Do not include the pictures; repeat the rest of the data exactly.

## Begin

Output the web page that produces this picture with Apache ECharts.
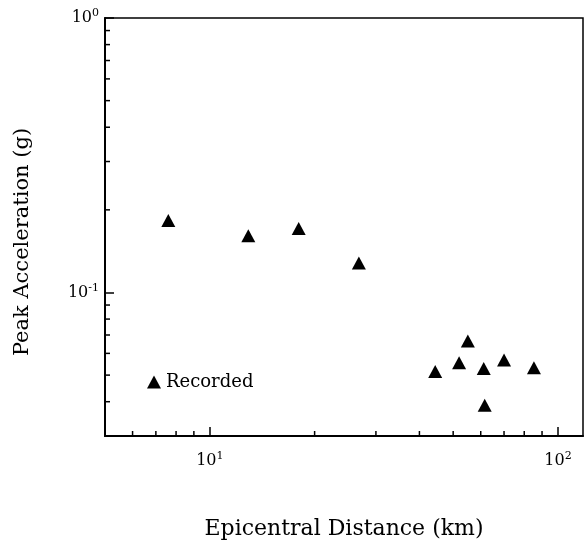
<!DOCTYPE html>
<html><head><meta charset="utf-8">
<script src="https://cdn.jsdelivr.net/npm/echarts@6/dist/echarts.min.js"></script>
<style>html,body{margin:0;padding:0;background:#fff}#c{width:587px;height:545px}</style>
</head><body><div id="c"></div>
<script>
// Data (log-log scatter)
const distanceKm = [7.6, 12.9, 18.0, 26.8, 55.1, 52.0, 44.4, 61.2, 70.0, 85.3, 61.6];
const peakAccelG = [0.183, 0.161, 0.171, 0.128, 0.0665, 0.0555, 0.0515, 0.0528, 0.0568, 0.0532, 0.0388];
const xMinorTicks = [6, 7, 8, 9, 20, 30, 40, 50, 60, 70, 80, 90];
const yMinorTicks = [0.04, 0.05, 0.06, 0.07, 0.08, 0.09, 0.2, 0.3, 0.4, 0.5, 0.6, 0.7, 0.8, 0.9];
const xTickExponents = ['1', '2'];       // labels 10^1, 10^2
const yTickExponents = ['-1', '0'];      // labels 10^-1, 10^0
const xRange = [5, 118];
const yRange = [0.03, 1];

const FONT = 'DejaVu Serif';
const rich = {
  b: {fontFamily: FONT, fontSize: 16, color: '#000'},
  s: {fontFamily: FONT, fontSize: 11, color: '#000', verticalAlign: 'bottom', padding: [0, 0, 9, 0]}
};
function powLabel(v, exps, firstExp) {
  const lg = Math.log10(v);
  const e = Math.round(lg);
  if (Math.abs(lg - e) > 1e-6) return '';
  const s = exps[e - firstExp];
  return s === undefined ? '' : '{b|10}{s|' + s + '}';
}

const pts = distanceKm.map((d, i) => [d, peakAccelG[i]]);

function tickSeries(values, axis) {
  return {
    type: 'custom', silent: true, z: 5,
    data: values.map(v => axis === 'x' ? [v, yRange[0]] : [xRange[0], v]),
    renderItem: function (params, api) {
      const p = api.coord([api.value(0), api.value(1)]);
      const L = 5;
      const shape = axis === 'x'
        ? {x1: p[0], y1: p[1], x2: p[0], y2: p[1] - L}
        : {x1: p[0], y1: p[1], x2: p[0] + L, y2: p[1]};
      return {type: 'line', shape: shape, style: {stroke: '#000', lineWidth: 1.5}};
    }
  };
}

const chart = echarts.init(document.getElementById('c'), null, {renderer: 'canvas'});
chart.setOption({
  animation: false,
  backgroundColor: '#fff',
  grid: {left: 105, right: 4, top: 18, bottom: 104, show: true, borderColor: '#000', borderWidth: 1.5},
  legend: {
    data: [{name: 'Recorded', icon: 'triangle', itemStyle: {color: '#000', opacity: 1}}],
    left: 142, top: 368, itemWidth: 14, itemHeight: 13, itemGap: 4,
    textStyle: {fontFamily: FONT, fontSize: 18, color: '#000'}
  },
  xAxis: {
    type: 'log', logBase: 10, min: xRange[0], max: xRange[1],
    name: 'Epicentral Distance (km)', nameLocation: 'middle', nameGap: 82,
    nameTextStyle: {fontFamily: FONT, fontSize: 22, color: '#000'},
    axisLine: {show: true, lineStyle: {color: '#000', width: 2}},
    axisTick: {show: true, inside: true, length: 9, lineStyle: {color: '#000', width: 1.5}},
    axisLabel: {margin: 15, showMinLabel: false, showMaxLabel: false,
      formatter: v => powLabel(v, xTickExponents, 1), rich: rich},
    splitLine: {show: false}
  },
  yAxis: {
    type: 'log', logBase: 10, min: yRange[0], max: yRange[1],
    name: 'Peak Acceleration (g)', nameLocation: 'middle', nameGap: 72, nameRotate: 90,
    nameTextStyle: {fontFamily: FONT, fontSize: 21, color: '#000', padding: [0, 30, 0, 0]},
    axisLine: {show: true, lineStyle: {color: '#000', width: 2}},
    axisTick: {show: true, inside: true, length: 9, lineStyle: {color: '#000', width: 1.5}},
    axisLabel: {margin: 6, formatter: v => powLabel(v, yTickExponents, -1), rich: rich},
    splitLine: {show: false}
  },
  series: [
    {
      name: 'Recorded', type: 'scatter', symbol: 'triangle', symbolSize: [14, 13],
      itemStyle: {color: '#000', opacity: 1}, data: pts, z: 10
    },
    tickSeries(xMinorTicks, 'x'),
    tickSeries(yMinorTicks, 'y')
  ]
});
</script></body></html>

## End

### REPLY TO THE TASK
Output the web page that produces this picture with Apache ECharts.
<!DOCTYPE html>
<html><head><meta charset="utf-8">
<script src="https://cdn.jsdelivr.net/npm/echarts@6/dist/echarts.min.js"></script>
<style>html,body{margin:0;padding:0;background:#fff}#c{width:587px;height:545px}</style>
</head><body><div id="c"></div>
<script>
// Data (log-log scatter)
const distanceKm = [7.6, 12.9, 18.0, 26.8, 55.1, 52.0, 44.4, 61.2, 70.0, 85.3, 61.6];
const peakAccelG = [0.183, 0.161, 0.171, 0.128, 0.0665, 0.0555, 0.0515, 0.0528, 0.0568, 0.0532, 0.0388];
const xMinorTicks = [6, 7, 8, 9, 20, 30, 40, 50, 60, 70, 80, 90];
const yMinorTicks = [0.04, 0.05, 0.06, 0.07, 0.08, 0.09, 0.2, 0.3, 0.4, 0.5, 0.6, 0.7, 0.8, 0.9];
const xTickExponents = ['1', '2'];       // labels 10^1, 10^2
const yTickExponents = ['-1', '0'];      // labels 10^-1, 10^0
const xRange = [5, 118];
const yRange = [0.03, 1];

const FONT = 'DejaVu Serif';
const rich = {
  b: {fontFamily: FONT, fontSize: 16, color: '#000'},
  s: {fontFamily: FONT, fontSize: 11, color: '#000', verticalAlign: 'bottom', padding: [0, 0, 9, 0]}
};
function powLabel(v, exps, firstExp) {
  const lg = Math.log10(v);
  const e = Math.round(lg);
  if (Math.abs(lg - e) > 1e-6) return '';
  const s = exps[e - firstExp];
  return s === undefined ? '' : '{b|10}{s|' + s + '}';
}

const pts = distanceKm.map((d, i) => [d, peakAccelG[i]]);

function tickSeries(values, axis) {
  return {
    type: 'custom', silent: true, z: 5,
    data: values.map(v => axis === 'x' ? [v, yRange[0]] : [xRange[0], v]),
    renderItem: function (params, api) {
      const p = api.coord([api.value(0), api.value(1)]);
      const L = 5;
      const shape = axis === 'x'
        ? {x1: p[0], y1: p[1], x2: p[0], y2: p[1] - L}
        : {x1: p[0], y1: p[1], x2: p[0] + L, y2: p[1]};
      return {type: 'line', shape: shape, style: {stroke: '#000', lineWidth: 1.5}};
    }
  };
}

const chart = echarts.init(document.getElementById('c'), null, {renderer: 'canvas'});
chart.setOption({
  animation: false,
  backgroundColor: '#fff',
  grid: {left: 105, right: 4, top: 18, bottom: 104, show: true, borderColor: '#000', borderWidth: 1.5},
  legend: {
    data: [{name: 'Recorded', icon: 'triangle', itemStyle: {color: '#000', opacity: 1}}],
    left: 142, top: 368, itemWidth: 14, itemHeight: 13, itemGap: 4,
    textStyle: {fontFamily: FONT, fontSize: 18, color: '#000'}
  },
  xAxis: {
    type: 'log', logBase: 10, min: xRange[0], max: xRange[1],
    name: 'Epicentral Distance (km)', nameLocation: 'middle', nameGap: 82,
    nameTextStyle: {fontFamily: FONT, fontSize: 22, color: '#000'},
    axisLine: {show: true, lineStyle: {color: '#000', width: 2}},
    axisTick: {show: true, inside: true, length: 9, lineStyle: {color: '#000', width: 1.5}},
    axisLabel: {margin: 15, showMinLabel: false, showMaxLabel: false,
      formatter: v => powLabel(v, xTickExponents, 1), rich: rich},
    splitLine: {show: false}
  },
  yAxis: {
    type: 'log', logBase: 10, min: yRange[0], max: yRange[1],
    name: 'Peak Acceleration (g)', nameLocation: 'middle', nameGap: 72, nameRotate: 90,
    nameTextStyle: {fontFamily: FONT, fontSize: 21, color: '#000', padding: [0, 30, 0, 0]},
    axisLine: {show: true, lineStyle: {color: '#000', width: 2}},
    axisTick: {show: true, inside: true, length: 9, lineStyle: {color: '#000', width: 1.5}},
    axisLabel: {margin: 6, formatter: v => powLabel(v, yTickExponents, -1), rich: rich},
    splitLine: {show: false}
  },
  series: [
    {
      name: 'Recorded', type: 'scatter', symbol: 'triangle', symbolSize: [14, 13],
      itemStyle: {color: '#000', opacity: 1}, data: pts, z: 10
    },
    tickSeries(xMinorTicks, 'x'),
    tickSeries(yMinorTicks, 'y')
  ]
});
</script></body></html>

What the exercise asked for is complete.